Giorgio Abonante: quel “passante” che prima o poi ti aspetti

Al cospetto della attuale situazione politica italiana, ma non solo, un militante di sinistra è riconducibile alla figura di quel tennista frastornato dai colpi dell’avversario in una posizione debole, con la speranza che il suo contendente prima o poi sbagli il colpo, ma con la quasi certezza di essere infilato da un facile passante lungolinea. 
Tutti i segnali sono chiari, eppure non si ha la forza e la lucidità di reagire in modo efficace. La vittoria della Brexit, la sconfitta al referendum italiano di dicembre scorso, Trump che conquista la Casa Bianca, le istanze secessioniste che riprendono vigore, l’avanzata delle destre, e infine le nostre sconfitte alle amministrative. Ovunque crescono le posizioni che puniscono il centrosinistra riformista e le forze che hanno concorso a plasmare l’Europa: l’unico vero sogno politico della mia generazione.
Tutto ciò dimostra un malessere profondo, che si radica nell’assenza di un pensiero politico e di una teoria economica alternativa alla corrente ortodossia. 

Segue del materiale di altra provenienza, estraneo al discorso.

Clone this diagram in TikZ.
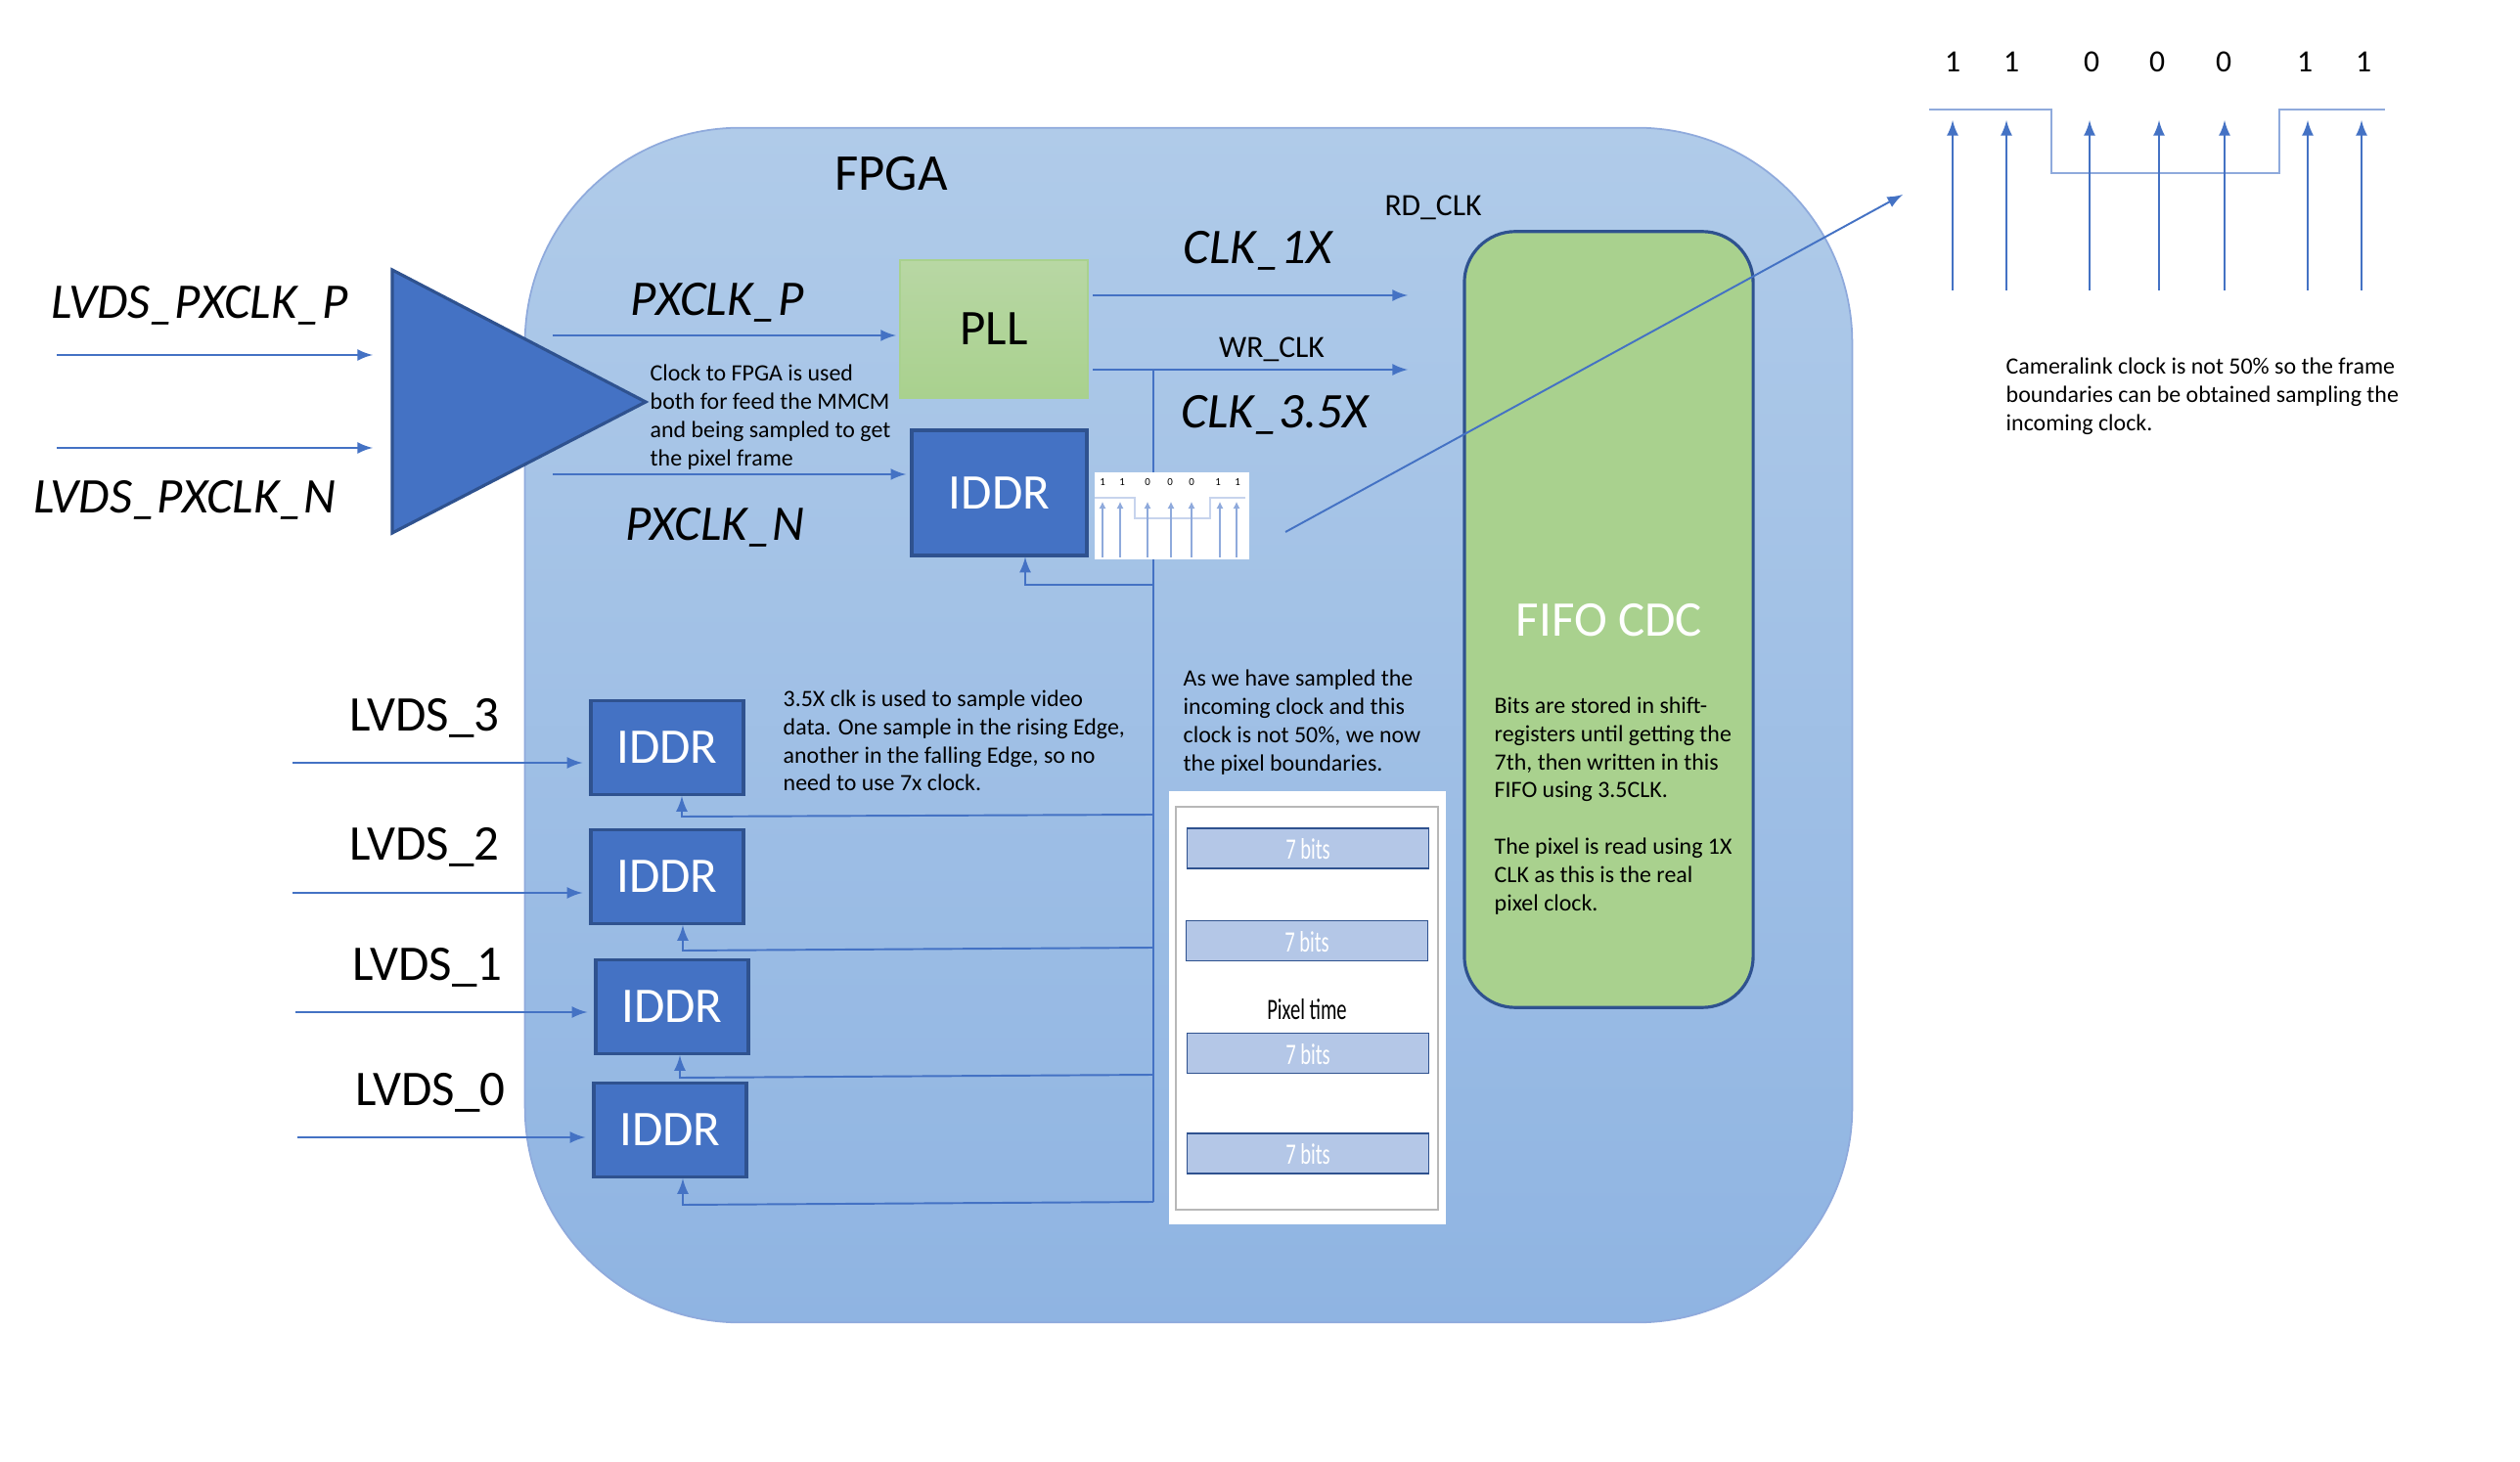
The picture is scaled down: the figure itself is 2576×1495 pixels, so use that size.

Mi riferisco all’esplicitazione di un’idea forte, originale, che sappia riconnettere le cittadinanze alla dimensione politica senza che queste facciano riferimento ai miti pericolosi del nazionalismo e del Dio, Patria, Famiglia. Noi stessi non riusciamo a ritrovare il filo conduttore del Governo delle cose e delle persone, che per il nostro campo valoriale significa miglioramento delle condizioni di vita dei cittadini più in difficoltà e di crescita della civiltà in cui viviamo. 
Non riusciamo a ritrovarci in una lotta di classe riformatrice che, qualora fosse ripresa, riconnetterebbe le istanze dei più deboli, spazzando via quelle differenze di pelle e di confine che sono solo l’indicatore di una difficoltà dalla quale i ceti più disagiati non riescono a uscire, se non con lo sventaglio di facili capri espiatori.


Proprio verso questo smarrimento che colpisce i più deboli – e qui sta il paradosso – noi dovremmo opporre una lettura economica, materiale e politica all’altezza dei tempi. Necessiterebbe solamente ascoltare quei pensatori più attenti della sinistra mondiale che da tempo ci suggeriscono la necessità di rompere con il meccanismo mortale della finanza e conseguentemente di rivedere quei diabolici equilibri che perpetuano le condizioni di forza dei più abbienti.
Ovunque si perde e si arretra. Anche dove non c’è Renzi. Perché è ora di sgomberare anche il campo da questo equivoco. Certo, Renzi non aiuta, ma non aiutano nemmeno le divisioni, la moltiplicazione delle sigle: quel virus che antepone le sfumature o le differenze al nostro interno rispetto alla necessità di fare massa critica e compatta a salvaguardia dei nostri ceti di riferimento.
Qual è il risultato finale di tutto ciò? Un socialismo continentale impalpabile e incolore, inabile a creare un pensiero ed una pratica europea capace di riallineare le condizioni di vita e di lavoro delle classi produttive, sia quelle che possiedono solo le proprie braccia e il proprio cervello, sia quelle che dispongono anche di strumenti di idee e di capitali.
Se per incanto ciò accadesse, verrebbero meno anche le pulsioni sovraniste e xenofobe, che non sono una condizione data e intoccabile. Sono un effetto della presente afasia dei valori universali della socialdemocrazia.